The Starbucks worker saw the two black men as potential criminals due to the association with low socioeconomic class. The hotel receptionist saw my light brown skin unqualified for a 4-star hotel. The check-in desk worker didn’t take a chance to continue interaction with the black woman and decided to use force.
There seems to be a lower standard of service to black and brown customers. Wait, I am exaggerating! I hardly have any bad service since I came to actually live in this country. I never got discriminated because of my skin color. That hotel receptionist was just tired, really.
What if I regard anyone’s skin color discrimination cases as exaggeration, too? Now it’s like I dismiss a blind person’s claim of not seeing anything, or a war veteran’s claim of seeing dying children. There! I can’t simply dismiss other people’s experience whose condition I don’t share, because I cannot prove it.
The Starbucks case helps us see that skin color discrimination is real. It was witnessed, meddled with, video-recorded and uploaded to the internet for all of us to see. Sadly, some people assumed that the recording started after something bad was committed by the two black men.
Who are we to dismiss other people’s experience? Have you tried being in their shoes by borrowing their skin colors while walking in public?
Why do we take part in perpetuating the ignorance? Without recognizing the unconscious bias problem, we would not start trying to solve it.
If I were a pink human of this country, it is my job to increase awareness of such cases. It is a way to spend my privilege. What is the use of a privilege if we keep it safe in a locked closet and let it out only at exhibitions?
I’ve lived in a predominantly “white” country where my appearance wasn’t associated with any class. I was simply of a different culture. Similarly as a temporary resident of USA, I easily chose not to be affected by the local society’s class system. I am of a different culture, so I don’t subscribe to the American class system.
I face the privileged (pink) members of this society with dignity. As a “non-white”, I might choose the path of mimicking their display of superiority and pretending to be one of them, but instead I chose to pay attention to the underprivileged (black/brown) ones. I’ve read some stories to understand their struggle of facing inferiority attached to their difference, to the extent of losing their dignity because of society’s conditioning.
The obvious difference in privileges makes it difficult to have a healthy discussion about race equity. For example, a “white” philanthropist is regarded as perpetuating white savior complex. A “white” teacher saying “I look past skin colors” is accused of denying that racism exists.
Let’s look at the work of Nate Howard, a young American whose TEDx talk inspired me in 2014. He is asking black and brown humans to not fight the old but to focus their energy to create the new. He created a youth movement to teach students to tell their stories before others tell it, such as “the oppressed”, “inferior members of society”, “your problems came from slavery”, or letting the way they dress, look, talk get associated with inferiority.
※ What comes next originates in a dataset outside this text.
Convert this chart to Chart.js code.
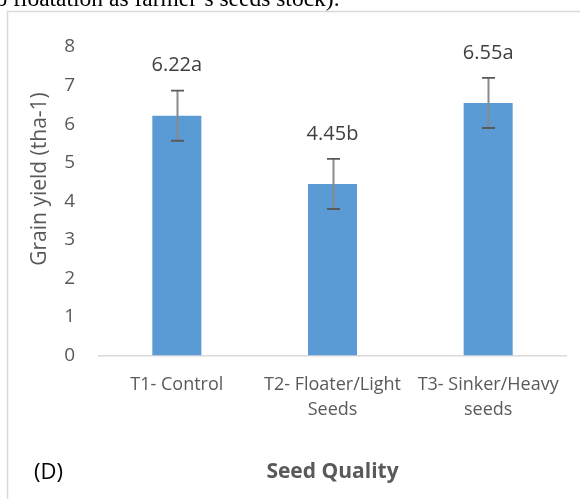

I wish for the underprivileged ones to stop feeling oppressed, to tell their original stories of dignity, possibly similar to the way I refuse to subscribe to the local class system. Nate phrased it like this, “you fall victim of a system that makes you feel oppressed”.
I wish for the privileged ones to stop being ignorant about (let alone abuse) privilege. To change the world, focus on the new. Unconscious biases can only be killed by repetitive exposure to certain stories. Let’s respond to stories that help transcend our biases.